> [Data for this exercise]:
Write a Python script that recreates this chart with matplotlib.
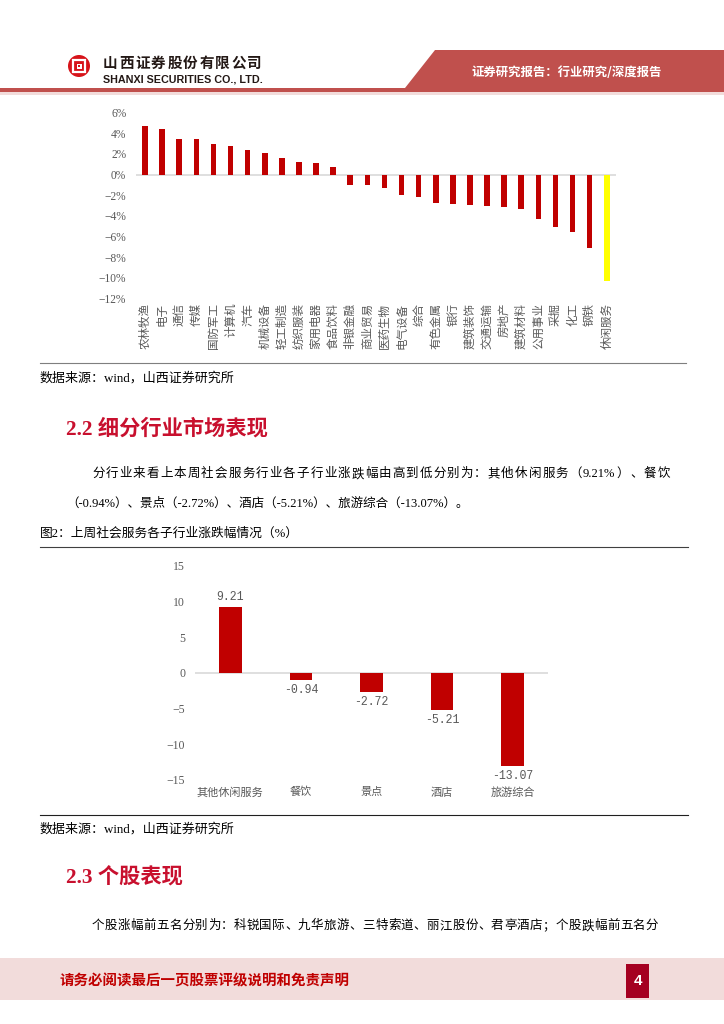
import re
import numpy as np
import matplotlib
matplotlib.use('Agg')
import matplotlib.pyplot as plt
from matplotlib.patches import Polygon, Rectangle, Circle

# top chart: weekly change of SW level-1 industries (%)
industries = ['农林牧渔', '电子', '通信', '传媒', '国防军工', '计算机', '汽车', '机械设备',
              '轻工制造', '纺织服装', '家用电器', '食品饮料', '非银金融', '商业贸易', '医药生物',
              '电气设备', '综合', '有色金属', '银行', '建筑装饰', '交通运输', '房地产',
              '建筑材料', '公用事业', '采掘', '化工', '钢铁', '休闲服务']
ind_chg = [4.67, 4.38, 3.45, 3.42, 3.0, 2.8, 2.4, 2.1, 1.64, 1.22, 1.16, 0.71,
           -0.97, -1.06, -1.35, -1.96, -2.19, -2.8, -2.83, -2.93, -3.0, -3.19,
           -3.38, -4.32, -5.12, -5.54, -7.08, -10.34]
highlight = '休闲服务'

# second chart: sub-sectors of social services (%)
sub_names = ['其他休闲服务', '餐饮', '景点', '酒店', '旅游综合']
sub_chg = [9.21, -0.94, -2.72, -5.21, -13.07]

W, H = 724, 1024
CJK = ['Noto Sans CJK SC', 'DejaVu Sans']
SERIF = ['Liberation Serif', 'Noto Sans CJK SC']
RED = '#C00000'
GRAY = '#595959'

fig = plt.figure(figsize=(W / 100, H / 100), dpi=100)
page = fig.add_axes([0, 0, 1, 1])
page.set_xlim(0, W)
page.set_ylim(H, 0)
page.axis('off')
rend = fig.canvas.get_renderer()


def box(l, t, r, b):
    return [l / W, 1 - b / H, (r - l) / W, (b - t) / H]


def width(t):
    return t.get_window_extent(renderer=rend).width


def fit(x0, x1, y, s, **kw):
    # scale font so the string spans x0..x1
    t = page.text(x0, y, s, ha='left', va='center', **kw)
    t.set_fontsize(t.get_fontsize() * (x1 - x0) / width(t))
    return t


def spread(x0, x1, y, s, **kw):
    # justified line: extra space goes between characters
    toks = re.findall(r'[A-Za-z0-9.%\-]+|.', s)
    ts = [page.text(0, y, tk, ha='left', va='center', **kw) for tk in toks]
    ws = [width(t) for t in ts]
    gap = (x1 - x0 - sum(ws)) / (len(ts) - 1)
    x = x0
    for t, w in zip(ts, ws):
        t.set_x(x)
        x += w + gap


# ---- header ----
page.add_patch(Polygon([(435, 50), (W, 50), (W, 88), (405, 88)], closed=True,
                       color='#C0504D', lw=0))
page.add_patch(Rectangle((0, 87.5), W, 4.3, color='#C0504D', lw=0))
page.add_patch(Rectangle((0, 91.8), W, 3.5, color='#F2DCDB', lw=0))
fit(472, 663, 72, '证券研究报告：行业研究/深度报告', color='white', fontsize=9.5,
    fontweight='bold', family=CJK)

# logo
page.add_patch(Circle((79, 66), 11, color='#D7141A', lw=0))
page.add_patch(Rectangle((73, 60), 12, 12, fill=False, ec='white', lw=1.6))
page.add_patch(Rectangle((76.5, 63.5), 5, 5, color='white', lw=0))
page.add_patch(Rectangle((77.8, 64.8), 2.4, 2.4, color='#D7141A', lw=0))
spread(103, 262, 63, '山西证券股份有限公司', fontsize=10.5, fontweight='bold',
       family=CJK, color='#231815')
fit(103, 262, 79, 'SHANXI SECURITIES CO., LTD.', fontsize=7.5, fontweight='bold',
    family=['Liberation Sans'], color='#231815')

# ---- chart 1 ----
ax1 = fig.add_axes(box(136, 112.5, 616, 298.5))
x1 = np.arange(len(industries))
cols = ['#FFFF00' if n == highlight else RED for n in industries]
ax1.bar(x1, ind_chg, width=0.33, color=cols)
ax1.axhline(0, color='#D9D9D9', lw=1.2, zorder=0)
ax1.set_xlim(-0.53, len(industries) - 0.46)
ax1.set_ylim(-12, 6)
ax1.set_yticks(np.arange(-12, 7, 2))
ax1.set_yticklabels([f'{v}%'.replace('-', '\u2212') for v in range(-12, 7, 2)],
                    family=SERIF, fontsize=8.3, color=GRAY)
ax1.set_xticks(x1)
ax1.set_xticklabels(industries, rotation=90, family=CJK, fontsize=8.3, color=GRAY,
                    va='top', ha='center')
ax1.tick_params(axis='both', length=0)
ax1.tick_params(axis='y', pad=7)
ax1.tick_params(axis='x', pad=3)
for s in ax1.spines.values():
    s.set_visible(False)

page.plot([40, 686], [363, 363], color='#7F7F7F', lw=0.8)
fit(40, 235, 378, '数据来源：wind，山西证券研究所', fontsize=9, family=SERIF)

# ---- text ----
h22 = fit(66, 268, 429, '2.2 细分行业市场表现', fontsize=15, fontweight='bold',
          family=SERIF, color='#C8102E')
spread(92, 670, 474, '分行业来看上本周社会服务行业各子行业涨跌幅由高到低分别为：其他休闲服务（9.21%）、餐饮',
       fontsize=9, family=SERIF)
page.text(66, 504, '（-0.94%）、景点（-2.72%）、酒店（-5.21%）、旅游综合（-13.07%）。',
          fontsize=9, family=SERIF, ha='left', va='center')
fit(40, 300, 534, '图2：上周社会服务各子行业涨跌幅情况（%）', fontsize=9.5, family=SERIF)
page.plot([40, 688], [547, 547], color='#404040', lw=0.8)

# ---- chart 2 ----
ax2 = fig.add_axes(box(195, 565.7, 548, 780))
x2 = np.arange(len(sub_names))
ax2.bar(x2, sub_chg, width=0.32, color=RED)
ax2.axhline(0, color='#D9D9D9', lw=1.2, zorder=0)
ax2.set_xlim(-0.5, len(sub_names) - 0.5)
ax2.set_ylim(-15, 15)
ax2.set_yticks(np.arange(-15, 16, 5))
ax2.set_yticklabels([str(v).replace('-', '\u2212') for v in range(-15, 16, 5)],
                    family=SERIF, fontsize=8.5, color=GRAY)
ax2.set_xticks(x2)
ax2.set_xticklabels(sub_names, family=CJK, fontsize=8, color=GRAY)
ax2.tick_params(axis='both', length=0)
ax2.tick_params(axis='y', pad=7)
ax2.tick_params(axis='x', pad=5)
for s in ax2.spines.values():
    s.set_visible(False)
for xi, v in zip(x2, sub_chg):
    ax2.annotate(f'{v:.2f}', (xi, v), xytext=(0, 3 if v > 0 else -3),
                 textcoords='offset points', ha='center',
                 va='bottom' if v > 0 else 'top', family=['Liberation Mono'],
                 fontsize=8.3, color=GRAY)

page.plot([40, 688], [815, 815], color='#202020', lw=0.8)
fit(40, 235, 829, '数据来源：wind，山西证券研究所', fontsize=9, family=SERIF)
page.text(66, 878, '2.3 个股表现', fontsize=h22.get_fontsize(), fontweight='bold',
          family=SERIF, color='#C8102E', ha='left', va='center')
spread(92, 658, 926, '个股涨幅前五名分别为：科锐国际、九华旅游、三特索道、丽江股份、君亭酒店；个股跌幅前五名分',
       fontsize=9, family=SERIF)

# ---- footer ----
page.add_patch(Rectangle((0, 958), W, 42, color='#F2DCDB', lw=0))
fit(60, 350, 981, '请务必阅读最后一页股票评级说明和免责声明', fontsize=10.5,
    fontweight='bold', family=CJK, color=RED)
page.add_patch(Rectangle((626, 964), 23, 34, color='#A50021', lw=0))
page.text(637.5, 981, '4', fontsize=11, fontweight='bold', family=['Liberation Sans'],
          color='white', ha='center', va='center')

fig.savefig('out.png', dpi=100)
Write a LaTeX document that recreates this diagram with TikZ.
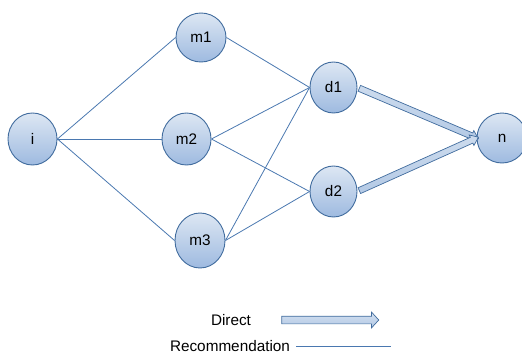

> [Exercise prompt]: Reproduce each line exactly as it appears, omitting the pictures.

> [The result]:
Write a Python script that recreates this chart with matplotlib.
import re
import numpy as np
import matplotlib
matplotlib.use('Agg')
import matplotlib.pyplot as plt
from matplotlib.patches import Polygon, Rectangle, Circle

# top chart: weekly change of SW level-1 industries (%)
industries = ['农林牧渔', '电子', '通信', '传媒', '国防军工', '计算机', '汽车', '机械设备',
              '轻工制造', '纺织服装', '家用电器', '食品饮料', '非银金融', '商业贸易', '医药生物',
              '电气设备', '综合', '有色金属', '银行', '建筑装饰', '交通运输', '房地产',
              '建筑材料', '公用事业', '采掘', '化工', '钢铁', '休闲服务']
ind_chg = [4.67, 4.38, 3.45, 3.42, 3.0, 2.8, 2.4, 2.1, 1.64, 1.22, 1.16, 0.71,
           -0.97, -1.06, -1.35, -1.96, -2.19, -2.8, -2.83, -2.93, -3.0, -3.19,
           -3.38, -4.32, -5.12, -5.54, -7.08, -10.34]
highlight = '休闲服务'

# second chart: sub-sectors of social services (%)
sub_names = ['其他休闲服务', '餐饮', '景点', '酒店', '旅游综合']
sub_chg = [9.21, -0.94, -2.72, -5.21, -13.07]

W, H = 724, 1024
CJK = ['Noto Sans CJK SC', 'DejaVu Sans']
SERIF = ['Liberation Serif', 'Noto Sans CJK SC']
RED = '#C00000'
GRAY = '#595959'

fig = plt.figure(figsize=(W / 100, H / 100), dpi=100)
page = fig.add_axes([0, 0, 1, 1])
page.set_xlim(0, W)
page.set_ylim(H, 0)
page.axis('off')
rend = fig.canvas.get_renderer()


def box(l, t, r, b):
    return [l / W, 1 - b / H, (r - l) / W, (b - t) / H]


def width(t):
    return t.get_window_extent(renderer=rend).width


def fit(x0, x1, y, s, **kw):
    # scale font so the string spans x0..x1
    t = page.text(x0, y, s, ha='left', va='center', **kw)
    t.set_fontsize(t.get_fontsize() * (x1 - x0) / width(t))
    return t


def spread(x0, x1, y, s, **kw):
    # justified line: extra space goes between characters
    toks = re.findall(r'[A-Za-z0-9.%\-]+|.', s)
    ts = [page.text(0, y, tk, ha='left', va='center', **kw) for tk in toks]
    ws = [width(t) for t in ts]
    gap = (x1 - x0 - sum(ws)) / (len(ts) - 1)
    x = x0
    for t, w in zip(ts, ws):
        t.set_x(x)
        x += w + gap


# ---- header ----
page.add_patch(Polygon([(435, 50), (W, 50), (W, 88), (405, 88)], closed=True,
                       color='#C0504D', lw=0))
page.add_patch(Rectangle((0, 87.5), W, 4.3, color='#C0504D', lw=0))
page.add_patch(Rectangle((0, 91.8), W, 3.5, color='#F2DCDB', lw=0))
fit(472, 663, 72, '证券研究报告：行业研究/深度报告', color='white', fontsize=9.5,
    fontweight='bold', family=CJK)

# logo
page.add_patch(Circle((79, 66), 11, color='#D7141A', lw=0))
page.add_patch(Rectangle((73, 60), 12, 12, fill=False, ec='white', lw=1.6))
page.add_patch(Rectangle((76.5, 63.5), 5, 5, color='white', lw=0))
page.add_patch(Rectangle((77.8, 64.8), 2.4, 2.4, color='#D7141A', lw=0))
spread(103, 262, 63, '山西证券股份有限公司', fontsize=10.5, fontweight='bold',
       family=CJK, color='#231815')
fit(103, 262, 79, 'SHANXI SECURITIES CO., LTD.', fontsize=7.5, fontweight='bold',
    family=['Liberation Sans'], color='#231815')

# ---- chart 1 ----
ax1 = fig.add_axes(box(136, 112.5, 616, 298.5))
x1 = np.arange(len(industries))
cols = ['#FFFF00' if n == highlight else RED for n in industries]
ax1.bar(x1, ind_chg, width=0.33, color=cols)
ax1.axhline(0, color='#D9D9D9', lw=1.2, zorder=0)
ax1.set_xlim(-0.53, len(industries) - 0.46)
ax1.set_ylim(-12, 6)
ax1.set_yticks(np.arange(-12, 7, 2))
ax1.set_yticklabels([f'{v}%'.replace('-', '\u2212') for v in range(-12, 7, 2)],
                    family=SERIF, fontsize=8.3, color=GRAY)
ax1.set_xticks(x1)
ax1.set_xticklabels(industries, rotation=90, family=CJK, fontsize=8.3, color=GRAY,
                    va='top', ha='center')
ax1.tick_params(axis='both', length=0)
ax1.tick_params(axis='y', pad=7)
ax1.tick_params(axis='x', pad=3)
for s in ax1.spines.values():
    s.set_visible(False)

page.plot([40, 686], [363, 363], color='#7F7F7F', lw=0.8)
fit(40, 235, 378, '数据来源：wind，山西证券研究所', fontsize=9, family=SERIF)

# ---- text ----
h22 = fit(66, 268, 429, '2.2 细分行业市场表现', fontsize=15, fontweight='bold',
          family=SERIF, color='#C8102E')
spread(92, 670, 474, '分行业来看上本周社会服务行业各子行业涨跌幅由高到低分别为：其他休闲服务（9.21%）、餐饮',
       fontsize=9, family=SERIF)
page.text(66, 504, '（-0.94%）、景点（-2.72%）、酒店（-5.21%）、旅游综合（-13.07%）。',
          fontsize=9, family=SERIF, ha='left', va='center')
fit(40, 300, 534, '图2：上周社会服务各子行业涨跌幅情况（%）', fontsize=9.5, family=SERIF)
page.plot([40, 688], [547, 547], color='#404040', lw=0.8)

# ---- chart 2 ----
ax2 = fig.add_axes(box(195, 565.7, 548, 780))
x2 = np.arange(len(sub_names))
ax2.bar(x2, sub_chg, width=0.32, color=RED)
ax2.axhline(0, color='#D9D9D9', lw=1.2, zorder=0)
ax2.set_xlim(-0.5, len(sub_names) - 0.5)
ax2.set_ylim(-15, 15)
ax2.set_yticks(np.arange(-15, 16, 5))
ax2.set_yticklabels([str(v).replace('-', '\u2212') for v in range(-15, 16, 5)],
                    family=SERIF, fontsize=8.5, color=GRAY)
ax2.set_xticks(x2)
ax2.set_xticklabels(sub_names, family=CJK, fontsize=8, color=GRAY)
ax2.tick_params(axis='both', length=0)
ax2.tick_params(axis='y', pad=7)
ax2.tick_params(axis='x', pad=5)
for s in ax2.spines.values():
    s.set_visible(False)
for xi, v in zip(x2, sub_chg):
    ax2.annotate(f'{v:.2f}', (xi, v), xytext=(0, 3 if v > 0 else -3),
                 textcoords='offset points', ha='center',
                 va='bottom' if v > 0 else 'top', family=['Liberation Mono'],
                 fontsize=8.3, color=GRAY)

page.plot([40, 688], [815, 815], color='#202020', lw=0.8)
fit(40, 235, 829, '数据来源：wind，山西证券研究所', fontsize=9, family=SERIF)
page.text(66, 878, '2.3 个股表现', fontsize=h22.get_fontsize(), fontweight='bold',
          family=SERIF, color='#C8102E', ha='left', va='center')
spread(92, 658, 926, '个股涨幅前五名分别为：科锐国际、九华旅游、三特索道、丽江股份、君亭酒店；个股跌幅前五名分',
       fontsize=9, family=SERIF)

# ---- footer ----
page.add_patch(Rectangle((0, 958), W, 42, color='#F2DCDB', lw=0))
fit(60, 350, 981, '请务必阅读最后一页股票评级说明和免责声明', fontsize=10.5,
    fontweight='bold', family=CJK, color=RED)
page.add_patch(Rectangle((626, 964), 23, 34, color='#A50021', lw=0))
page.text(637.5, 981, '4', fontsize=11, fontweight='bold', family=['Liberation Sans'],
          color='white', ha='center', va='center')

fig.savefig('out.png', dpi=100)
Write a LaTeX document that recreates this diagram with TikZ.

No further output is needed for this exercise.